The IMPATT diode is a 2-terminal device with typical applications in the area of radio frequency (RF) power generation and amplification. Compared to a 3-terminal device approach, the IMPATT diode can be fabricated to have very small resistive loss and parasitic capacitance. Therefore, the IMPATT diode can generate high RF power at high frequency, making it especially useful for the Terahertz (>300 GHz) applications.
A conventional n-type IMPATT diode, as shown in FIG. 1 consists of three distinct regions, a heavily doped P++ region 101 for avalanche breakdown, a lightly doped N region 102 for charge drift, and a heavily doped N++ region 103 for charge collection. When the diode is reverse biased, the free electrons inside the N region are depleted from the device, creating a peak electrical field at the P++/N junction. When the reverse DC bias increases, the peak electrical field increases, until one of two breakdown processes occurs. In one process, the field may be so high that it exerts sufficient force on a covalently bound electron to free it. This creates two carriers, a hole and an electron to contribute to the current. This breakdown is called Zener breakdown or tunneling breakdown. In the second breakdown process, the residual free carriers are able to gain enough energy from the electrical field and break covalent bond in the lattice. This process is called avalanche breakdown, and every carrier interacting with the lattice as described above creates two additional carriers. All three carriers can then participate in further avalanching collisions, leading to a sudden multiplication of carriers in the space-charge region when the maximum filed becomes large enough to cause avalanche,
Once the carriers are created by breakdown in the high field region, the holes will flow out of the device from the top Ohmic contact, resulting in DC current. The electrons will travel across the N region (drift region) 102 and flow out of the device through the bottom Ohmic contact. With proper designed doping profile, the electrical field in the N region 102 will be high enough that all the electrons will move at their saturation velocity vsat. Since the thickness of N region is nonzero, the electrons take finite time, called transit-time, to flow out of the device. Under alternating current (AC) condition, the diode AC current, coming from the moving electrons within the device, can lag behind the AC voltage applied on the diode, resulting in phase delay between AC current and AC voltage. In the IMPATT diode, the thickness of the N region (drift region) is designed properly to create 180 degree phase delay, therefore the diode shows negative resistance. Once such diode is connected with a resonant circuit, the diode negative resistance can create oscillation and generate RF power.

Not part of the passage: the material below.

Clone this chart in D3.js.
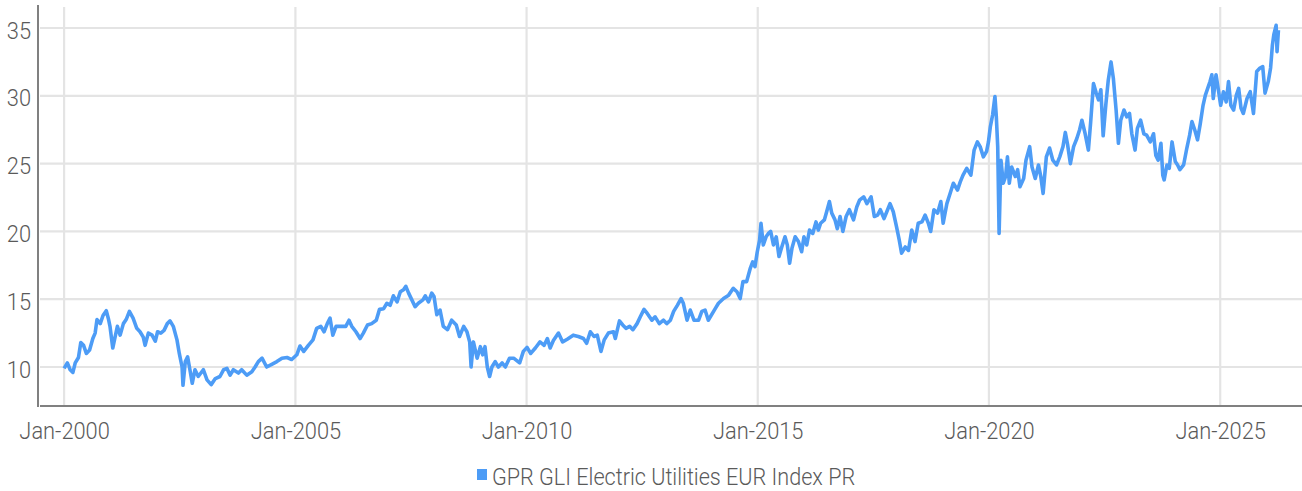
<!DOCTYPE html>
<html>
<head>
<meta charset="utf-8">
<script src="https://cdn.jsdelivr.net/npm/d3@7"></script>
<style>
  html, body { margin: 0; padding: 0; background: #fff; }
  svg text { font-family: Roboto, "Noto Sans", sans-serif; }
</style>
</head>
<body>
<svg id="chart"></svg>
<script>
// ===================== DATA =====================
const seriesName = "GPR GLI Electric Utilities EUR Index PR";
const yTicks = [10, 15, 20, 25, 30, 35];
const xTickYears = [2000, 2005, 2010, 2015, 2020, 2025];

// decimal years
const dates = [
  2000.00, 2000.07, 2000.13, 2000.19, 2000.24, 2000.31, 2000.36, 2000.42, 2000.48, 2000.55,
  2000.62, 2000.67, 2000.71, 2000.78, 2000.84, 2000.91, 2000.96, 2000.99, 2001.05, 2001.10,
  2001.15, 2001.21, 2001.28, 2001.34, 2001.41, 2001.49, 2001.57, 2001.64, 2001.71, 2001.75,
  2001.82, 2001.90, 2001.97, 2002.02, 2002.09, 2002.16, 2002.23, 2002.29, 2002.36, 2002.44,
  2002.49, 2002.55, 2002.57, 2002.62, 2002.67, 2002.72, 2002.77, 2002.83, 2002.90, 2003.01,
  2003.09, 2003.18, 2003.27, 2003.37, 2003.45, 2003.52, 2003.59, 2003.66, 2003.77, 2003.84,
  2003.95, 2004.06, 2004.13, 2004.20, 2004.28, 2004.38, 2004.49, 2004.60, 2004.71, 2004.82,
  2004.92, 2005.03, 2005.10, 2005.18, 2005.28, 2005.38, 2005.46, 2005.55, 2005.62, 2005.69,
  2005.75, 2005.81, 2005.88, 2005.98, 2006.09, 2006.16, 2006.22, 2006.31, 2006.40, 2006.47,
  2006.56, 2006.65, 2006.75, 2006.82, 2006.91, 2006.98, 2007.05, 2007.12, 2007.20, 2007.27,
  2007.34, 2007.39, 2007.45, 2007.52, 2007.59, 2007.66, 2007.76, 2007.81, 2007.88, 2007.95,
  2008.00, 2008.06, 2008.13, 2008.20, 2008.29, 2008.38, 2008.48, 2008.55, 2008.64, 2008.71,
  2008.77, 2008.80, 2008.85, 2008.93, 2009.00, 2009.05, 2009.10, 2009.15, 2009.20, 2009.25,
  2009.32, 2009.39, 2009.47, 2009.54, 2009.63, 2009.72, 2009.85, 2009.93, 2010.01, 2010.09,
  2010.19, 2010.29, 2010.38, 2010.45, 2010.51, 2010.58, 2010.69, 2010.78, 2010.88, 2011.01,
  2011.12, 2011.23, 2011.30, 2011.38, 2011.46, 2011.53, 2011.61, 2011.68, 2011.77, 2011.88,
  2011.92, 2012.01, 2012.08, 2012.15, 2012.23, 2012.30, 2012.39, 2012.46, 2012.54, 2012.61,
  2012.71, 2012.78, 2012.87, 2012.96, 2013.03, 2013.11, 2013.18, 2013.26, 2013.34, 2013.39,
  2013.47, 2013.54, 2013.62, 2013.72, 2013.79, 2013.86, 2013.93, 2014.08, 2014.15, 2014.26,
  2014.37, 2014.47, 2014.55, 2014.62, 2014.68, 2014.76, 2014.84, 2014.89, 2014.94, 2014.99,
  2015.04, 2015.07, 2015.12, 2015.18, 2015.23, 2015.28, 2015.34, 2015.40, 2015.46, 2015.52,
  2015.59, 2015.64, 2015.69, 2015.74, 2015.81, 2015.88, 2015.95, 2016.00, 2016.06, 2016.12,
  2016.19, 2016.26, 2016.31, 2016.36, 2016.44, 2016.49, 2016.55, 2016.60, 2016.67, 2016.72,
  2016.78, 2016.84, 2016.91, 2016.98, 2017.07, 2017.14, 2017.20, 2017.29, 2017.36, 2017.45,
  2017.52, 2017.59, 2017.65, 2017.73, 2017.79, 2017.86, 2017.93, 2018.00, 2018.06, 2018.11,
  2018.19, 2018.26, 2018.33, 2018.40, 2018.47, 2018.55, 2018.62, 2018.69, 2018.74, 2018.81,
  2018.89, 2018.96, 2019.01, 2019.09, 2019.16, 2019.23, 2019.32, 2019.38, 2019.44, 2019.52,
  2019.61, 2019.68, 2019.75, 2019.81, 2019.88, 2019.95, 2019.99, 2020.03, 2020.08, 2020.13,
  2020.16, 2020.19, 2020.22, 2020.26, 2020.31, 2020.36, 2020.40, 2020.44, 2020.49, 2020.57,
  2020.62, 2020.67, 2020.75, 2020.80, 2020.88, 2020.93, 2021.00, 2021.07, 2021.12, 2021.17,
  2021.24, 2021.31, 2021.38, 2021.46, 2021.53, 2021.60, 2021.65, 2021.70, 2021.76, 2021.83,
  2021.90, 2021.96, 2022.01, 2022.08, 2022.15, 2022.20, 2022.26, 2022.32, 2022.37, 2022.42,
  2022.47, 2022.53, 2022.58, 2022.64, 2022.69, 2022.75, 2022.80, 2022.85, 2022.92, 2022.98,
  2023.04, 2023.09, 2023.16, 2023.21, 2023.28, 2023.35, 2023.41, 2023.49, 2023.56, 2023.61,
  2023.66, 2023.72, 2023.76, 2023.79, 2023.85, 2023.90, 2023.96, 2024.03, 2024.08, 2024.13,
  2024.21, 2024.28, 2024.34, 2024.39, 2024.45, 2024.51, 2024.57, 2024.63, 2024.68, 2024.73,
  2024.78, 2024.82, 2024.85, 2024.91, 2024.96, 2025.01, 2025.07, 2025.13, 2025.18, 2025.23,
  2025.29, 2025.35, 2025.40, 2025.45, 2025.50, 2025.58, 2025.65, 2025.72, 2025.79, 2025.86,
  2025.92, 2025.97, 2026.04, 2026.09, 2026.13, 2026.16, 2026.21, 2026.23, 2026.26
];

const values = [
  9.9, 10.3, 9.8, 9.6, 10.3, 10.7, 11.8, 11.6, 11.0, 11.25,
  12.1, 12.5, 13.5, 13.2, 13.8, 14.15, 13.5, 13.0, 11.4, 12.2,
  13.0, 12.35, 13.2, 13.5, 14.1, 13.6, 12.85, 12.6, 12.2, 11.6,
  12.5, 12.35, 11.9, 12.6, 12.5, 12.7, 13.2, 13.4, 13.0, 12.0,
  11.0, 10.0, 8.65, 10.4, 10.75, 9.8, 8.8, 9.8, 9.3, 9.8,
  9.05, 8.7, 9.15, 9.3, 9.8, 9.9, 9.4, 9.8, 9.55, 9.8,
  9.4, 9.65, 10.0, 10.4, 10.65, 10.0, 10.2, 10.4, 10.65, 10.7,
  10.55, 10.9, 11.55, 11.15, 11.6, 12.0, 12.85, 13.0, 12.6, 13.2,
  13.6, 12.35, 13.0, 13.0, 13.0, 13.45, 13.0, 12.6, 12.1, 12.5,
  13.1, 13.2, 13.45, 14.25, 14.3, 14.7, 14.55, 15.25, 14.8, 15.55,
  15.7, 15.95, 15.45, 14.95, 14.45, 14.7, 14.95, 15.25, 14.8, 15.45,
  15.2, 13.85, 14.2, 13.0, 12.75, 13.45, 13.1, 12.25, 13.0, 12.6,
  11.85, 10.0, 11.85, 10.65, 11.5, 10.9, 11.5, 10.0, 9.3, 10.0,
  10.4, 10.0, 10.3, 10.0, 10.65, 10.65, 10.3, 11.15, 11.45, 11.0,
  11.4, 11.85, 11.6, 12.1, 11.4, 11.95, 12.5, 11.85, 12.05, 12.35,
  12.25, 12.1, 11.75, 12.6, 12.25, 12.35, 11.15, 12.0, 12.5, 12.6,
  12.1, 13.4, 13.1, 12.85, 13.0, 12.75, 13.2, 13.7, 14.25, 13.95,
  13.45, 13.7, 13.2, 13.45, 13.2, 13.45, 14.1, 14.55, 15.05, 14.7,
  13.45, 14.2, 13.45, 13.45, 14.1, 14.2, 13.45, 14.3, 14.7, 15.05,
  15.3, 15.8, 15.55, 15.05, 16.3, 16.3, 17.3, 17.75, 17.4, 18.5,
  19.35, 20.6, 19.0, 19.6, 19.85, 20.0, 19.0, 19.6, 18.15, 18.85,
  19.6, 19.0, 17.65, 18.75, 19.6, 19.25, 18.5, 19.6, 19.0, 20.1,
  19.85, 20.7, 20.1, 20.6, 20.85, 21.45, 22.2, 21.35, 20.85, 20.2,
  21.1, 20.0, 21.1, 21.6, 20.85, 21.8, 22.3, 22.55, 22.05, 22.55,
  21.1, 21.2, 21.6, 20.95, 21.45, 22.05, 21.45, 20.35, 19.35, 18.4,
  18.85, 18.6, 20.1, 19.25, 20.6, 20.7, 21.2, 20.6, 20.0, 21.6,
  21.35, 22.2, 20.6, 22.05, 22.8, 23.55, 23.05, 23.65, 24.15, 24.65,
  24.15, 26.0, 26.6, 26.25, 25.5, 25.9, 26.6, 27.7, 28.6, 29.95,
  28.45, 26.25, 19.85, 25.25, 23.55, 24.05, 25.5, 23.55, 24.75, 24.05,
  24.55, 23.3, 23.9, 25.25, 26.25, 24.75, 23.9, 24.9, 24.05, 22.8,
  25.5, 26.15, 25.25, 24.9, 25.5, 26.25, 27.3, 26.4, 25.0, 26.25,
  26.85, 27.5, 28.2, 27.2, 26.0, 28.1, 30.9, 30.2, 29.7, 30.45,
  27.05, 29.45, 31.15, 32.5, 31.3, 28.95, 26.5, 28.2, 28.95, 28.45,
  28.7, 27.2, 26.0, 27.6, 28.2, 27.2, 27.1, 26.6, 27.2, 25.6,
  25.25, 26.5, 24.15, 23.8, 24.9, 24.65, 26.6, 25.15, 24.9, 24.55,
  24.9, 26.15, 27.1, 28.1, 27.5, 26.75, 27.95, 29.3, 30.05, 30.55,
  31.05, 31.55, 29.8, 31.55, 30.45, 29.3, 30.3, 29.55, 31.05, 29.3,
  28.95, 30.05, 30.55, 29.1, 28.7, 29.8, 30.3, 28.7, 31.8, 32.05,
  32.15, 30.2, 31.05, 32.05, 33.75, 34.5, 35.2, 33.25, 34.85
];
// ========================================================================

var width = 1302;
var height = 491;
var plotLeft = 38, plotRight = 1302, plotTop = 7, plotBottom = 406;

function toDate(dec) {
  var y = Math.floor(dec);
  var a = new Date(y, 0, 1), b = new Date(y + 1, 0, 1);
  return new Date(a.getTime() + (dec - y) * (b - a));
}

const data = dates.map((d, i) => ({ date: toDate(d), value: values[i] }));

const xs = d3.scaleTime()
  .domain([toDate(1999.435), toDate(2026.77)])
  .range([plotLeft, plotRight]);
const ys = d3.scaleLinear()
  .domain([7.124, 36.55])
  .range([plotBottom, plotTop]);

const svg = d3.select("#chart")
  .attr("width", width)
  .attr("height", height);

const xTickDates = xTickYears.map(y => new Date(y, 0, 1));

// grid
svg.append("g").selectAll("line")
  .data(yTicks).enter().append("line")
  .attr("x1", plotLeft + 2).attr("x2", plotRight)
  .attr("y1", d => ys(d)).attr("y2", d => ys(d))
  .attr("stroke", "#e4e4e4").attr("stroke-width", 2.2);

svg.append("g").selectAll("line")
  .data(xTickDates).enter().append("line")
  .attr("x1", d => xs(d)).attr("x2", d => xs(d))
  .attr("y1", plotTop).attr("y2", plotBottom)
  .attr("stroke", "#e4e4e4").attr("stroke-width", 2.2);

// line
const line = d3.line()
  .x(d => xs(d.date))
  .y(d => ys(d.value));

svg.append("path")
  .datum(data)
  .attr("fill", "none")
  .attr("stroke", "#4d9cf6")
  .attr("stroke-width", 3.6)
  .attr("stroke-linejoin", "round")
  .attr("d", line);

// axes
const yAxis = svg.append("g")
  .attr("transform", "translate(" + plotLeft + ",0)")
  .call(d3.axisLeft(ys).tickValues(yTicks).tickSize(0).tickPadding(7));
yAxis.select(".domain").remove();
yAxis.append("line")
  .attr("x1", 0).attr("x2", 0).attr("y1", 5).attr("y2", plotBottom + 1)
  .attr("stroke", "#808080").attr("stroke-width", 2);

const xAxis = svg.append("g")
  .attr("transform", "translate(0," + plotBottom + ")")
  .call(d3.axisBottom(xs).tickValues(xTickDates).tickSize(0).tickFormat(d3.timeFormat("%b-%Y")));
xAxis.select(".domain").remove();
xAxis.append("line")
  .attr("x1", plotLeft + 2).attr("x2", plotRight).attr("y1", 0).attr("y2", 0)
  .attr("stroke", "#808080").attr("stroke-width", 2);

svg.selectAll(".tick text")
  .attr("font-family", "Roboto, sans-serif")
  .attr("font-size", 24)
  .attr("font-weight", 300)
  .attr("fill", "#5a5a5a");
yAxis.selectAll(".tick text").attr("dy", "0.42em");
xAxis.selectAll(".tick text").attr("y", 33).attr("dy", 0);

// condense labels a bit (reference font is narrow)
function condense(sel, k) {
  sel.each(function () {
    var w = this.getComputedTextLength();
    d3.select(this).attr("textLength", w * k).attr("lengthAdjust", "spacingAndGlyphs");
  });
}
condense(svg.selectAll(".tick text"), 0.91);

// legend
const legend = svg.append("g");
legend.append("rect")
  .attr("x", 477).attr("y", 469).attr("width", 10).attr("height", 11)
  .attr("fill", "#4d9cf6");
legend.append("text")
  .attr("x", 492).attr("y", 485)
  .attr("font-size", 24).attr("font-weight", 300)
  .attr("fill", "#5a5a5a")
  .text(seriesName);
condense(legend.selectAll("text"), 0.9);
</script>
</body>
</html>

Typically, a silicon IMPATT diode is fabricated vertically in mesa structure, as in Henry's U.S. Pat. No. 3,896,478. Similar structures are also disclosed in Henry's U.S. Pat. No. 3,649,386 and Lee's U.S. Pat. Nos. 4,030,943 and 4,064,620. Such mesa structures are still widely used in recent works. Bayraktaroglu, from TI (Texas Instruments), disclosed a slightly different approach, as in U.S. Pat. No. 4,596,070, to fabricate the IMPATT diode where polyimide is used to isolate different active diodes.
Two major source of series parasitic resistance must be minimized, and these resistances are: 1) contact resistance at the substrate contact metal interface; 2) series resistance of the substrate modified by skin effect. Contact resistance is reduced by maximizing the effective doping level in the substrate at the contact surface either by maintaining a high level of substrate doping or by contact alloying. Minimizing substrate resistivity also reduces the skin effect contribution to the series resistance. To minimize series resistance, the diode substrate is thinned to micrometer range.
The discrete mesa shape IMPATT diode in FIG. 1 becomes difficult to adopt at Terahertz regime. In this frequency range, an optimized diode should have a diode diameter smaller than 5 μm. It is challenge to fabricate such small diode with thinned substrate, and still be able to assemble the package with desired electrical property, good reproducibility, and long term reliability. Therefore an integrated IMPATT diode fabrication technique is needed to solve the above challenges.